Renowned for his insulting attitude towards women (he apparently even made the political harridan Barbara Castle cry), Sheila remained steadfast against his tirades, appeared aginst him on Just A Minute and obviously loved the man dearly right to the end (he apparently even proposed marriage at one stage even though she was already happily wed)...

This was a fabulous little event, and I am really pleased to have been there to see it!

Wednesday, 22 April 2009

"Time flies like an arrow. Fruit flies like a banana."

BERJAYA

We trooped off to see the Kenneth Williams extravaganza Stop Messing About last night, and it was hilarious!

Taken from the scripts of his little-known 70s radio show of the same name (the first that Kenneth starred in, as opposed to being one of the players in other people's shows, like Tony Hancock and Kenneth Horne), it was everything we could have expected. Lame jokes, groansome puns, absurd sketches, wonderful characters such as "Sir Inigo Parchmutter, a ninety year old judge", "The Kingston, Surbiton, Wimbledon and District Line Trio" and "Florence McWiddlemore", and typical BBC primness belying a smutty, knowing undercurrent of double entendre.

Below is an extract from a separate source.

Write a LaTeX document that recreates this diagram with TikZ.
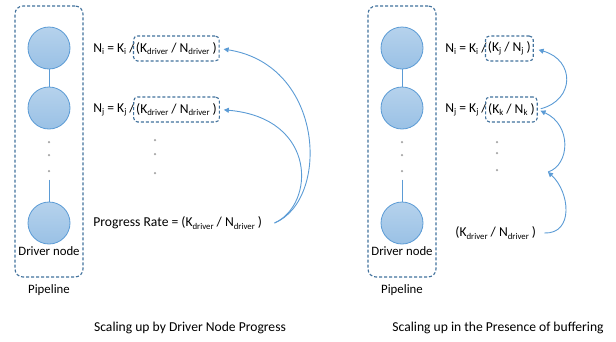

Among the mayhem, the cast performed their film adaptation "The Dirty Half Dozen" (or "The Smutty Six"), their very own Spaghetti Western (in which much was made of the villain's six-shooter with the mother-of-pearl chasing round the butt... oo-er) and the "Lesser-known Sports Reports" featured the London to Brighton Ballroom Dancing Rally, with a thrilling cross-country Pasadoble and a Minuet up the M25...

It was all superbly acted, of course! Robin Sebastian as Kenneth captured all his mannerisms and pompousness to a "T". Nigel Harrison as Hugh Paddick veered hilariously between Cockney ruffian and Queen of the May, Emma Atkins as Joan Sims was almost exactly like the lady herself at times, and the BBC announcer Douglas Smith was carried off by Charles Armstrong with just the right level of smarm.

Once again we noticed that many in the audience were confused by exactly what they had come to see. Some even left at the interval, complaining that they thought it was going to be a biography of Kenny himself. Where do people get their tickets from? Free with a box of cornflakes? Perhaps they should try and find out about a show before booking?

Anyhow, we all thoroughly enjoyed ourselves - and if you like a tittersome show rather than belly-laughs, hanker for the nostalgia of old radio comedy and are a fan of Round The Horne or even The News Huddlines, then I highly recommend this one!